As usual, Morris Armstrong raises a valid, and very popular, point in his response to my latest posting, which warrants some further exploration.
How can an employee of a broker/dealer [or an independent rep, for that matter] ever be a fiduciary when their income will be coming from another entity? How do you tie in the fact that [some] CFPs will be receiving commissions and yet are being called fiduciaries by the CFP Board of Standards?
These two questions strike at the heart of THE issue that has plagued financial planning since its inception in 1969. As much in those early days as today, many planners want to be respected as professionals, yet compensated as salespeople. The legal legerdemain for this is called "the scope of the engagement."

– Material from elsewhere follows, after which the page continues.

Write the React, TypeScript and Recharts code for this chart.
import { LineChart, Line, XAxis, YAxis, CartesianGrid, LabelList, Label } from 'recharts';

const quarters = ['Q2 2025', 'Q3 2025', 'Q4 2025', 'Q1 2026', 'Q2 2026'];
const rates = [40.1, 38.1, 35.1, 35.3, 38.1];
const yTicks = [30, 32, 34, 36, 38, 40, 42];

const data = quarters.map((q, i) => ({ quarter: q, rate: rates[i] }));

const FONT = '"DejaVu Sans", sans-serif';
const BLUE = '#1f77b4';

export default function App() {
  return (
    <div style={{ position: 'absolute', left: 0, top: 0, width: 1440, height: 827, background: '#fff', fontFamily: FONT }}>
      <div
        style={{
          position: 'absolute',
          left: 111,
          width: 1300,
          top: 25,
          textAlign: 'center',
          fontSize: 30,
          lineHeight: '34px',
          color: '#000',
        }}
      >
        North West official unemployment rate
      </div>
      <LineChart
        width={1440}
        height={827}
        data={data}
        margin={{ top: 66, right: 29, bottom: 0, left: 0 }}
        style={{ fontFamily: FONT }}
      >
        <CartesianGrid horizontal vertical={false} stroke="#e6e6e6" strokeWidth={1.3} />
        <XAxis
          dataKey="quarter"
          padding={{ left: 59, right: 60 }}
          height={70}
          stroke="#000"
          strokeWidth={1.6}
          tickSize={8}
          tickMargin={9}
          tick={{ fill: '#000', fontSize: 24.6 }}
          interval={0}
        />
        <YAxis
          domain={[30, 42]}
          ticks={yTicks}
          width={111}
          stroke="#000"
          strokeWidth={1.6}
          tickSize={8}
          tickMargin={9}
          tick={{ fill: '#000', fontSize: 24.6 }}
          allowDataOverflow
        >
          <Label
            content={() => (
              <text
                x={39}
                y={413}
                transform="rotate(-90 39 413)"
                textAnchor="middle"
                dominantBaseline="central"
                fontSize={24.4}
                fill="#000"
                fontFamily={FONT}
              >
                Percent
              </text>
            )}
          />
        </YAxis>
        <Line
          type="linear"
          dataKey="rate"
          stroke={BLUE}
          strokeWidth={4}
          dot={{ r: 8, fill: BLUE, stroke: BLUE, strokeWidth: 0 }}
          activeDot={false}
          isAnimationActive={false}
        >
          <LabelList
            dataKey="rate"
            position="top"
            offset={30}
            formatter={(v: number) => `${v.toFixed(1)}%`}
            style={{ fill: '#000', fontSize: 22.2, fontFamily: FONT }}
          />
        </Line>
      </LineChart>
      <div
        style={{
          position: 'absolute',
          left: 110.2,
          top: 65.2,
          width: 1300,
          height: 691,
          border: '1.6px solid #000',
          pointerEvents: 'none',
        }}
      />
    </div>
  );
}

This is a bit of obfuscation in which a financial planner (or stockbroker) claims that when offering financial advice they have a fiduciary duty to their client; but when implementing that advice, they are merely salespeople, and therefore have no such duty under the Investment Advisers Act of 1940. I suppose this is an impressive trick, worthy of the high-priced legal minds on Wall Street. But make no mistake, that's all it is. The client, of course, has no idea when his or her "advisor" is representing him or her, or when the advisor is representing his brokerage firm.

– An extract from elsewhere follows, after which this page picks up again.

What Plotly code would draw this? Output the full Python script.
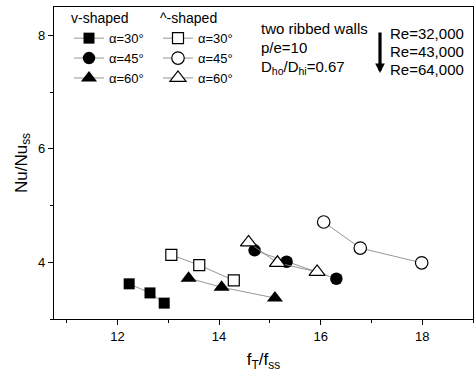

Imagine a medical system under which sometimes your doctor is really your doctor, with your health her primary concern, but other times she's working for Merck, with the job of moving as much "product" as she can. How much trust could you put in her advice? It's a situation no real professional would work in. And to finally evolve into a profession, it's one that financial planner will have to resolve in favor of wearing only one hat–a white one.